The intention behind writing this was purely to delve deeper into gratitude. However, gratitude when pedestialised can lead to making Thank you a habitual response dished out a million times during the day without feeling even an iota of gratefulness within. And that habit might actually prevent you from experiencing gratefulness under the pretext that hey, I’m practicing gratitude aren’t I?! At times Thank you can be a very awkward and even an inappropriate thing to say. If there is sincere gratitude within, your gestures, your smile, your eyes, your disposition will convey it. The communication of it won’t matter, the feeling of it will. Over time, I have seen that there can be a lot of doership even with practicing gratitude. Making a gratitude note a day of the many things you are grateful for is great. However, seeing yourself shift into a space of gratitude on a moment to moment basis is a beautiful experience. It shifts the receptivity to life from being a fearful unknown to being a welcome mystery.

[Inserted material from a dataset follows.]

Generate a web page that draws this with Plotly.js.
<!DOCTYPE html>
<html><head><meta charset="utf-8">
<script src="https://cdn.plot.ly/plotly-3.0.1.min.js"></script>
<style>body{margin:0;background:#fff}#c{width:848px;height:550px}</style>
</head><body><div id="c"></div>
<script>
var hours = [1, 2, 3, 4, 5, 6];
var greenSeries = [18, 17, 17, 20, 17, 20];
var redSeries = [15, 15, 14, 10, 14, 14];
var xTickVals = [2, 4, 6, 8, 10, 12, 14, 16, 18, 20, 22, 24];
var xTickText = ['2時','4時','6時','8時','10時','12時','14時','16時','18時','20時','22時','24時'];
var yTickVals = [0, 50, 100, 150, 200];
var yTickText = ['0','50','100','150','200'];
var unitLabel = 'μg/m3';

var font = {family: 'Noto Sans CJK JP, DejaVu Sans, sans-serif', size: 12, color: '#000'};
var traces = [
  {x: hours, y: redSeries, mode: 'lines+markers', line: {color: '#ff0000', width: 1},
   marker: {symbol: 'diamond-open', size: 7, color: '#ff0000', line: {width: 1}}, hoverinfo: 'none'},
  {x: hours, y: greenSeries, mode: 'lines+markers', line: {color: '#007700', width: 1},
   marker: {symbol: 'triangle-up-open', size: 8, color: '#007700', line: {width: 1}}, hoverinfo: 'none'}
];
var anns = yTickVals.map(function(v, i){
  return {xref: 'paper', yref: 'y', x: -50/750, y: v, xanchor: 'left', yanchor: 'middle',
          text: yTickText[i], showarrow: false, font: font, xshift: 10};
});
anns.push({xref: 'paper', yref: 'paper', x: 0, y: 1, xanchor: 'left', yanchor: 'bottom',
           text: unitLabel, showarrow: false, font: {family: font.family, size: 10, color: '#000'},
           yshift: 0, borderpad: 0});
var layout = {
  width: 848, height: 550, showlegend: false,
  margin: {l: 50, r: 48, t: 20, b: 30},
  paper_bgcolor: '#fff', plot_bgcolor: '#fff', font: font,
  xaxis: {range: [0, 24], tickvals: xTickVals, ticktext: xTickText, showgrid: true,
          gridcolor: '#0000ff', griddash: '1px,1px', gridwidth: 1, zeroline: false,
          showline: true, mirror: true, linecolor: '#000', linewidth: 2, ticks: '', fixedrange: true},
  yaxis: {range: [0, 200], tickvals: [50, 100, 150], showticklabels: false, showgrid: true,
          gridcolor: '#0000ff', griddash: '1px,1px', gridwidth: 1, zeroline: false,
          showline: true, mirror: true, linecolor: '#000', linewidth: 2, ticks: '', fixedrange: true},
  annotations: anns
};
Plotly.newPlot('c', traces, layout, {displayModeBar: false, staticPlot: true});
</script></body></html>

Finally, I am grateful for all the half-baked lessons and all the side-effects they are having which I am perhaps not even aware of at this point. When the greatest Zen masters saw the infinite intricacies of life merging into one single moment, it transformed them into living, breathing embodiments of gratitude. Signing off with a note of gratitude for my current favorite teacher who I’m having fun learning from, GD:
Money is no immunity from feeling poor.
A great house is no immunity from feeling insecure.
A good relationship is no immunity from feeling lonely.
A great career is no immunity from feeling failure.
And yet how the mind maps money to rich, house to security, being in a relationship to completeness and a career to success. All illusions that we invest time into.
While the real thing lies dormant under a thick red carpet of hope. And sometimes, some of us get lucky enough to have this red carpet pulled from beneath our feet. Thank you Life, for sending me such a teacher. I got lucky!
Thank you for reading and participating in this joy!